Mother-daughter teams are a rarity in the financial advisory world, and even rarer when the daughter is the boss. But so it goes at Source Financial Advisors in New York City, a firm founded in 2012. Despite its tender age, this isn’t a newbie endeavor, because the Smiths––Michelle (the daughter) and Corrine (the mom)––both have more than three decades of experience in the business and the company’s asset base is roughly $470 million and growing. In fact, in 2013 it expanded its AUM by more than 200%.

Source is Michelle’s baby, though, a firm founded to accommodate her growing practice specializing in handling divorces for high-net-worth clients. This isn’t a forte she stumbled upon. Rather, she set out early to become a specialist in a particular field, identified divorce as a potentially lucrative market, and worked the beat by cultivating centers of influence to become a go-to expert in this area. Today, she’s a sought-after speaker at conferences on how to handle clients going through divorce.

Smith has worked her way through the profession first in the wirehouse space, then as a breakaway broker, and later as a breakaway independent with her own firm. And in the process she’s sharpened the focus on her chosen niche.

The way she sees it, the generalist in the financial advice game is soooo yesterday. “Creating this divorce specialty more than a decade ago was the real game-changer that enabled me to truly become a business,” says Smith, 50. “I’m not just a good producer with a good philosophy and financial planning story. Now I have a business with a specialty I’m an expert in.”

And now she’s taking her specialist template to other financial advisors. In October, Source launched a coaching program called Anatomy of a Specialist, where Smith personally will teach a select number of advisors how to find the specialist within and how to monetize that.

“Anyone can specialize,” she says. “But it’s an intense, intricate process that Anatomy of a Specialist walks you through on how to identify certain character traits such as what your infrastructure looks like and what you might need.
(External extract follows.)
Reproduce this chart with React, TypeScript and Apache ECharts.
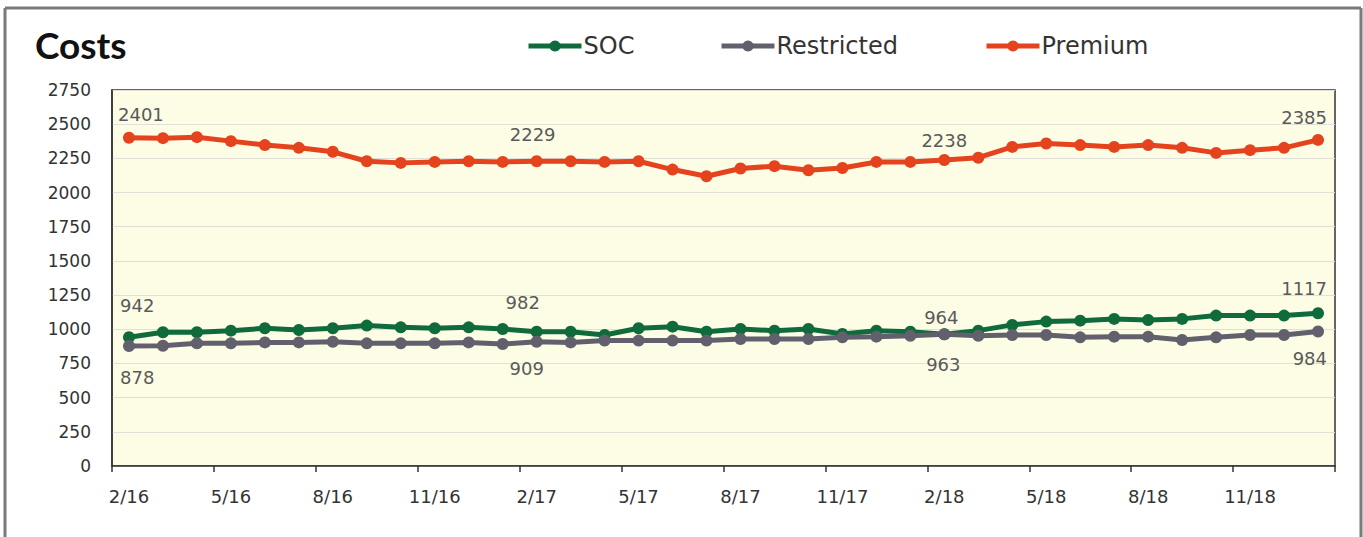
import React, { useEffect, useRef } from "react";
import * as echarts from "echarts";

const months: string[] = [
  "2/16", "3/16", "4/16", "5/16", "6/16", "7/16", "8/16", "9/16", "10/16", "11/16", "12/16", "1/17",
  "2/17", "3/17", "4/17", "5/17", "6/17", "7/17", "8/17", "9/17", "10/17", "11/17", "12/17", "1/18",
  "2/18", "3/18", "4/18", "5/18", "6/18", "7/18", "8/18", "9/18", "10/18", "11/18", "12/18", "1/19",
];

const socValues: number[] = [
  942, 978, 978, 990, 1007, 995, 1007, 1027, 1014, 1007, 1014, 1002,
  982, 982, 958, 1007, 1019, 982, 1002, 990, 1002, 966, 990, 982,
  964, 990, 1032, 1056, 1063, 1076, 1068, 1076, 1100, 1100, 1100, 1117,
];

const restrictedValues: number[] = [
  878, 880, 897, 897, 904, 904, 909, 897, 897, 897, 904, 892,
  909, 904, 917, 917, 917, 917, 929, 929, 929, 941, 946, 953,
  963, 953, 958, 958, 941, 946, 946, 922, 941, 958, 958, 984,
];

const premiumValues: number[] = [
  2401, 2398, 2405, 2376, 2347, 2327, 2298, 2229, 2217, 2224, 2229, 2224,
  2229, 2229, 2224, 2229, 2168, 2119, 2176, 2193, 2163, 2180, 2224, 2224,
  2238, 2255, 2334, 2359, 2347, 2334, 2347, 2327, 2290, 2310, 2327, 2385,
];

const yTicks = { min: 0, max: 2750, interval: 250 };

// label placement per labelled point: [index, position, distance, align, dx]
type LabelSpec = [number, "top" | "bottom", number, "left" | "center" | "right", number];

const premiumLabels: LabelSpec[] = [
  [0, "top", 8, "left", -11],
  [12, "top", 12, "center", -4],
  [24, "top", 5, "center", 0],
  [35, "top", 7, "right", 9],
];
const socLabels: LabelSpec[] = [
  [0, "top", 17, "left", -9],
  [12, "top", 14, "center", -14],
  [24, "top", 2, "center", -3],
  [35, "top", 10, "right", 9],
];
const restrictedLabels: LabelSpec[] = [
  [0, "bottom", 17, "left", -9],
  [12, "bottom", 12, "center", -10],
  [24, "bottom", 15, "center", -1],
  [35, "bottom", 12, "right", 9],
];

const FONT = "'DejaVu Sans', sans-serif";

function buildData(values: number[], specs: LabelSpec[]) {
  return values.map((v, i) => {
    const s = specs.find((x) => x[0] === i);
    if (!s) return v;
    return {
      value: v,
      label: {
        show: true,
        position: s[1],
        distance: s[2],
        align: s[3],
        offset: [s[4], 0],
        color: "#5a5a5a",
        fontSize: 18,
        fontFamily: FONT,
      },
    };
  });
}

const legendBase = {
  top: 29,
  itemWidth: 53,
  itemHeight: 14,
  lineStyle: { width: 5 },
  textStyle: { fontFamily: FONT, fontSize: 24, color: "#333333", padding: [0, 0, 0, -3] },
};

export default function App() {
  const ref = useRef<HTMLDivElement>(null);

  useEffect(() => {
    if (!ref.current) return;
    const chart = echarts.init(ref.current, undefined, { renderer: "svg" });
    const mkSeries = (name: string, color: string, values: number[], specs: LabelSpec[]) => ({
      name,
      type: "line",
      data: buildData(values, specs),
      symbol: "circle",
      symbolSize: 12,
      lineStyle: { color, width: 5 },
      itemStyle: { color },
      label: { show: false },
      emphasis: { disabled: true },
    });
    chart.setOption({
      animation: false,
      backgroundColor: "#ffffff",
      title: {
        text: "Costs",
        left: 30,
        top: 21,
        textStyle: { fontFamily: "Lato, 'Noto Sans', sans-serif", fontWeight: "bold", fontSize: 37, color: "#111111" },
      },
      legend: [
        { ...legendBase, left: 521, data: ["SOC"] },
        { ...legendBase, left: 714, data: ["Restricted"] },
        { ...legendBase, left: 979, data: ["Premium"] },
      ],
      grid: {
        left: 112,
        right: 28,
        top: 90,
        bottom: 71,
        show: true,
        backgroundColor: "#fdfde6",
        borderColor: "#333333",
        borderWidth: 1.5,
      },
      xAxis: {
        type: "category",
        data: months,
        boundaryGap: true,
        axisLine: { lineStyle: { color: "#333333", width: 1.5 } },
        axisTick: { show: true, interval: 2, length: 6, lineStyle: { color: "#333333", width: 1.5 } },
        axisLabel: { interval: 2, margin: 21, fontSize: 18, fontFamily: FONT, color: "#333333" },
        splitLine: { show: false },
      },
      yAxis: {
        type: "value",
        min: yTicks.min,
        max: yTicks.max,
        interval: yTicks.interval,
        axisLine: { show: true, lineStyle: { color: "#333333", width: 1.5 } },
        axisTick: { show: false },
        axisLabel: {
          margin: 21,
          fontSize: 17,
          fontFamily: FONT,
          color: "#333333",
          formatter: (v: number) => String(v),
        },
        splitLine: { show: true, lineStyle: { color: "#e0e0d8", width: 1 } },
      },
      graphic: [
        { type: "line", shape: { x1: 5, y1: 8, x2: 1361, y2: 8 }, style: { stroke: "#7a7a7a", lineWidth: 3 } },
        { type: "line", shape: { x1: 5, y1: 8, x2: 5, y2: 537 }, style: { stroke: "#7a7a7a", lineWidth: 3 } },
        { type: "line", shape: { x1: 1361, y1: 8, x2: 1361, y2: 537 }, style: { stroke: "#7a7a7a", lineWidth: 3 } },
      ],
      series: [
        mkSeries("SOC", "#0f6a3c", socValues, socLabels),
        mkSeries("Restricted", "#62606c", restrictedValues, restrictedLabels),
        mkSeries("Premium", "#e4431d", premiumValues, premiumLabels),
      ],
    });
    return () => chart.dispose();
  }, []);

  return (
    <div
      ref={ref}
      style={{ position: "absolute", left: 0, top: 0, width: 1363, height: 537 }}
    />
  );
}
It helps an advisor set out a two-year plan that can double their business.”

Smith is a whirlwind of motion, from handling her busy practice to carving out time for her new coaching program to training for a marathon when she never before ran in her life. Her ultimate goal for Source is to grow the firm and make it a house of specialists by adding a small number of advisors who have a particular niche.
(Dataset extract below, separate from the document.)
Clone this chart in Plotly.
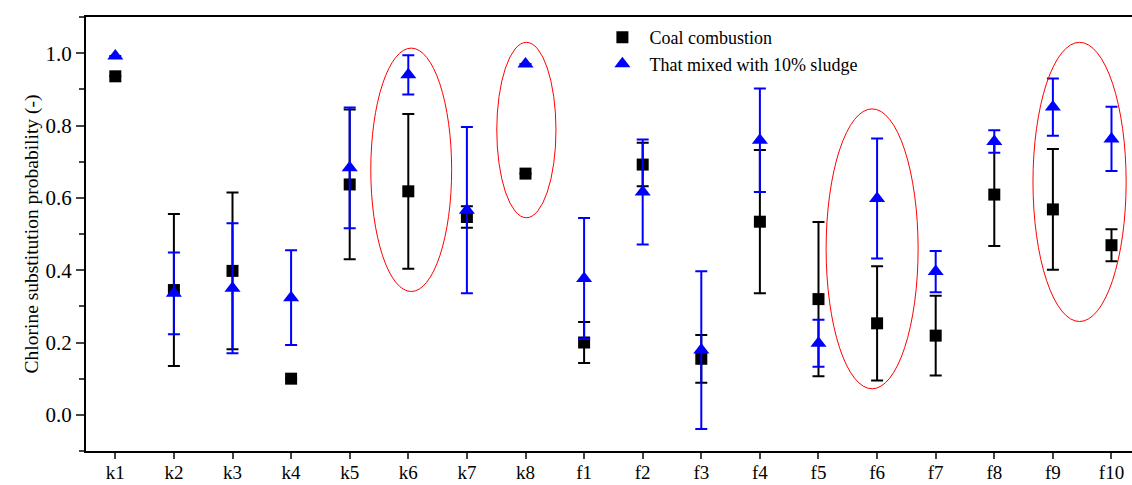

“We want to hire three to five individuals or quality teams of experts,” Smith says. “We want to take our footprint and help these advisors with a great practice to double their business by specializing.”

Quotron Quandary
Smith got into the business as an intern while she was a marketing major at Radford University in Virginia. She interned with her mother, who at the time was a broker at Merrill Lynch working in the Colgate-Palmolive Building on Park Avenue in Manhattan.

“Not a bad internship, right? Park Avenue, Merrill Lynch, New York … it was awesome,” she says. “It was an eye-opening experience, and I quickly saw it was a combination of everything I loved––it’s a person business, a relationship business, a numbers business. After that, I just knew I was going to follow her into the business.”